[BEGIN]
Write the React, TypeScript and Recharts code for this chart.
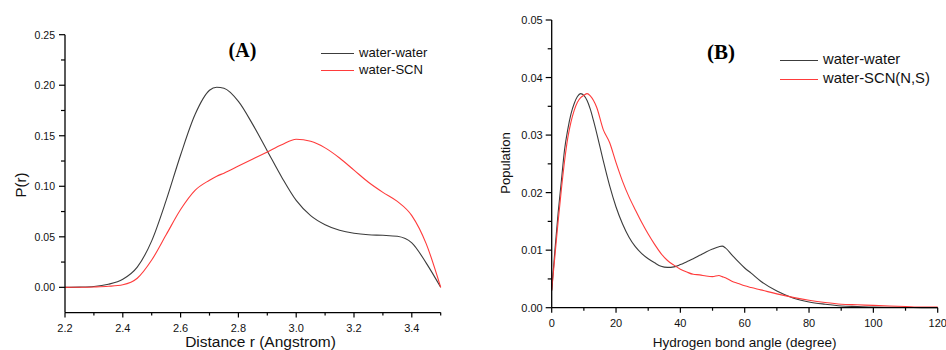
import React from 'react';
import { LineChart, Line, XAxis, YAxis } from 'recharts';

// ---------- Panel A: distance distribution ----------
const distA = [2.2, 2.25, 2.3, 2.35, 2.4, 2.45, 2.5, 2.55, 2.6, 2.65, 2.7, 2.725, 2.75, 2.8, 2.85, 2.9, 2.95, 3.0, 3.05, 3.1, 3.15, 3.2, 3.25, 3.3, 3.35, 3.4, 3.45, 3.5];
const waterWaterA = [0, 0.0002, 0.0008, 0.003, 0.008, 0.02, 0.046, 0.086, 0.131, 0.171, 0.195, 0.198, 0.197, 0.184, 0.161, 0.135, 0.109, 0.086, 0.071, 0.062, 0.0565, 0.0535, 0.052, 0.0515, 0.0505, 0.044, 0.024, 0];
const waterScnA = [0, 0.0001, 0.0004, 0.001, 0.0025, 0.009, 0.027, 0.052, 0.077, 0.096, 0.106, 0.11, 0.113, 0.12, 0.127, 0.134, 0.141, 0.1465, 0.1445, 0.138, 0.128, 0.116, 0.104, 0.094, 0.085, 0.071, 0.043, 0];

const xMajorA = [2.2, 2.4, 2.6, 2.8, 3.0, 3.2, 3.4];
const xMinorA = [2.3, 2.5, 2.7, 2.9, 3.1, 3.3, 3.5];
const yMajorA = [0, 0.05, 0.1, 0.15, 0.2, 0.25];
const yMinorA = [0.025, 0.075, 0.125, 0.175, 0.225];

// ---------- Panel B: hydrogen bond angle distribution ----------
const angleB = [0, 1, 2, 3, 4, 5, 6, 7, 8, 9, 10, 11, 12, 13, 14, 16, 18, 20, 22, 24, 26, 28, 30, 32, 34, 36, 38, 40, 42, 44, 46, 48, 50, 52, 53, 54, 56, 58, 60, 62, 65, 70, 75, 80, 85, 90, 95, 100, 105, 110, 115, 120];
const waterWaterB = [0.003, 0.01, 0.0165, 0.022, 0.0275, 0.031, 0.0337, 0.0355, 0.0367, 0.0372, 0.0369, 0.036, 0.0345, 0.0325, 0.0303, 0.0256, 0.0212, 0.0175, 0.0146, 0.0123, 0.0106, 0.0094, 0.0085, 0.0078, 0.0072, 0.007, 0.0071, 0.0075, 0.008, 0.0085, 0.0091, 0.0097, 0.0102, 0.0106, 0.0107, 0.0104, 0.0092, 0.008, 0.0069, 0.006, 0.0046, 0.0029, 0.0017, 0.001, 0.0006, 0.0003, 0.0002, 0.0001, 0.00007, 0.00004, 0.00002, 0.00001];
const waterScnB = [0.003, 0.009, 0.015, 0.0205, 0.0255, 0.0295, 0.0323, 0.0343, 0.0357, 0.0365, 0.0369, 0.0372, 0.0368, 0.036, 0.0348, 0.031, 0.0287, 0.0252, 0.022, 0.0193, 0.017, 0.0148, 0.0128, 0.011, 0.0094, 0.0082, 0.0074, 0.0067, 0.0062, 0.0058, 0.0057, 0.0055, 0.0054, 0.0056, 0.0054, 0.0052, 0.0046, 0.0042, 0.0038, 0.0035, 0.0031, 0.0024, 0.0018, 0.0013, 0.0009, 0.0006, 0.0005, 0.0004, 0.0003, 0.0002, 0.0001, 0.0001];

const xMajorB = [0, 20, 40, 60, 80, 100, 120];
const xMinorB = [10, 30, 50, 70, 90, 110];
const yMajorB = [0, 0.01, 0.02, 0.03, 0.04, 0.05];
const yMinorB = [0.005, 0.015, 0.025, 0.035, 0.045];

const dataA = distA.map((r, i) => ({ r, ww: waterWaterA[i], ws: waterScnA[i] }));
const dataB = angleB.map((a, i) => ({ a, ww: waterWaterB[i], ws: waterScnB[i] }));

const FONT = "'Liberation Sans', Arial, sans-serif";
const BLACK_LINE = '#3c3c3c';
const RED_LINE = '#ff3b3b';

const isIn = (arr: number[], v: number) => arr.some((m) => Math.abs(m - v) < 1e-9);

const makeXTick = (majors: number[], fmt: (v: number) => string, fontSize: number, gap: number) =>
  (props: any) => {
    const { x, y, payload } = props;
    const v = payload.value;
    const major = isIn(majors, v);
    return (
      <g>
        <line x1={x} y1={y} x2={x} y2={y + (major ? 5 : 3)} stroke="#000" strokeWidth={1.2} />
        {major && (
          <text x={x} y={y + gap} textAnchor="middle" dominantBaseline="central" fontSize={fontSize} fontFamily={FONT} fill="#111">
            {fmt(v)}
          </text>
        )}
      </g>
    );
  };

const makeYTick = (majors: number[], fmt: (v: number) => string, fontSize: number, gap: number) =>
  (props: any) => {
    const { x, y, payload } = props;
    const v = payload.value;
    const major = isIn(majors, v);
    return (
      <g>
        <line x1={x} y1={y} x2={x - (major ? 6 : 4)} y2={y} stroke="#000" strokeWidth={1.2} />
        {major && (
          <text x={x - gap} y={y} textAnchor="end" dominantBaseline="central" fontSize={fontSize} fontFamily={FONT} fill="#111">
            {fmt(v)}
          </text>
        )}
      </g>
    );
  };

const XTickA = makeXTick(xMajorA, (v) => v.toFixed(1), 11, 15);
const YTickA = makeYTick(yMajorA, (v) => v.toFixed(2), 10.5, 10);
const XTickB = makeXTick(xMajorB, (v) => String(v), 11, 15);
const YTickB = makeYTick(yMajorB, (v) => v.toFixed(2), 11, 9);

const sortNum = (a: number[], b: number[]) => [...a, ...b].sort((p, q) => p - q);

const abs = (left: number, top: number, extra: React.CSSProperties = {}): React.CSSProperties => ({
  position: 'absolute',
  left,
  top,
  whiteSpace: 'nowrap',
  lineHeight: 1,
  ...extra,
});

const LegendRow = ({ x, y, len, color, label, fontSize }: { x: number; y: number; len: number; color: string; label: string; fontSize: number }) => (
  <>
    <div style={abs(x, y - 0.5, { width: len, height: 1.2, background: color })} />
    <div style={abs(x + len + 5, y, { transform: 'translateY(-52%)', fontSize, fontFamily: FONT, color: '#111' })}>{label}</div>
  </>
);

export default function App() {
  return (
    <div style={{ position: 'absolute', left: 0, top: 0, width: 946, height: 350, background: '#fff', overflow: 'hidden' }}>
      <div style={{ position: 'absolute', left: 0, top: 0 }}>
        <LineChart width={470} height={350} data={dataA} margin={{ top: 34.7, right: 29.3, bottom: 0, left: 0 }}>
          <XAxis
            dataKey="r"
            type="number"
            domain={[2.2, 3.5]}
            ticks={sortNum(xMajorA, xMinorA)}
            interval={0}
            tickSize={0}
            tickMargin={0}
            tickLine={false}
            tick={XTickA}
            height={37.4}
            axisLine={{ stroke: '#000', strokeWidth: 1.3 }}
          />
          <YAxis
            type="number"
            domain={[-0.025, 0.25]}
            ticks={sortNum(yMajorA, yMinorA)}
            interval={0}
            tickSize={0}
            tickMargin={0}
            tickLine={false}
            tick={YTickA}
            width={65}
            axisLine={{ stroke: '#000', strokeWidth: 1.3 }}
          />
          <Line type="monotone" dataKey="ww" name="water-water" stroke={BLACK_LINE} strokeWidth={1.1} dot={false} isAnimationActive={false} />
          <Line type="monotone" dataKey="ws" name="water-SCN" stroke={RED_LINE} strokeWidth={1.1} dot={false} isAnimationActive={false} />
        </LineChart>
      </div>

      <div style={{ position: 'absolute', left: 470, top: 0 }}>
        <LineChart width={476} height={350} data={dataB} margin={{ top: 20, right: 8.3, bottom: 0, left: 0 }}>
          <XAxis
            dataKey="a"
            type="number"
            domain={[0, 120]}
            ticks={sortNum(xMajorB, xMinorB)}
            interval={0}
            tickSize={0}
            tickMargin={0}
            tickLine={false}
            tick={XTickB}
            height={42.3}
            axisLine={{ stroke: '#000', strokeWidth: 1.3 }}
          />
          <YAxis
            type="number"
            domain={[0, 0.05]}
            ticks={sortNum(yMajorB, yMinorB)}
            interval={0}
            tickSize={0}
            tickMargin={0}
            tickLine={false}
            tick={YTickB}
            width={81.7}
            axisLine={{ stroke: '#000', strokeWidth: 1.3 }}
          />
          <Line type="monotone" dataKey="ww" name="water-water" stroke={BLACK_LINE} strokeWidth={1.1} dot={false} isAnimationActive={false} />
          <Line type="monotone" dataKey="ws" name="water-SCN(N,S)" stroke={RED_LINE} strokeWidth={1.1} dot={false} isAnimationActive={false} />
        </LineChart>
      </div>

      {/* Titles */}
      <div style={abs(242.5, 50, { transform: 'translate(-50%, -50%)', fontSize: 20, fontWeight: 'bold', fontFamily: "'Liberation Serif', 'Times New Roman', serif" })}>(A)</div>
      <div style={abs(721, 52, { transform: 'translate(-50%, -50%)', fontSize: 21, fontWeight: 'bold', fontFamily: "'Liberation Serif', 'Times New Roman', serif" })}>(B)</div>

      {/* Legends */}
      <LegendRow x={321} y={53.3} len={33} color={BLACK_LINE} label="water-water" fontSize={13.1} />
      <LegendRow x={321} y={70} len={33} color={RED_LINE} label="water-SCN" fontSize={13.1} />
      <LegendRow x={780} y={60} len={38} color={BLACK_LINE} label="water-water" fontSize={14.8} />
      <LegendRow x={780} y={79} len={38} color={RED_LINE} label="water-SCN(N,S)" fontSize={14.8} />

      {/* Axis titles */}
      <div style={abs(260.5, 341.5, { transform: 'translate(-50%, -50%)', fontSize: 15.5, fontFamily: FONT, color: '#111' })}>Distance r (Angstrom)</div>
      <div style={abs(20, 185, { transform: 'translate(-50%, -50%) rotate(-90deg)', fontSize: 15, fontFamily: FONT, color: '#111' })}>P(r)</div>
      <div style={abs(744.7, 342.5, { transform: 'translate(-50%, -50%)', fontSize: 13.5, fontFamily: FONT, color: '#111' })}>Hydrogen bond angle (degree)</div>
      <div style={abs(505, 163.3, { transform: 'translate(-50%, -50%) rotate(-90deg)', fontSize: 13, fontFamily: FONT, color: '#111' })}>Population</div>
    </div>
  );
}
[END]
## GIVEN REQUEST:
Skip the pictures and restate exactly the lines from the beginning of the listing to the line with "Line, XAxis, YAxis", that line included.

## COMPLETE OUTPUT:
Write the React, TypeScript and Recharts code for this chart.
import React from 'react';
import { LineChart, Line, XAxis, YAxis } from 'recharts';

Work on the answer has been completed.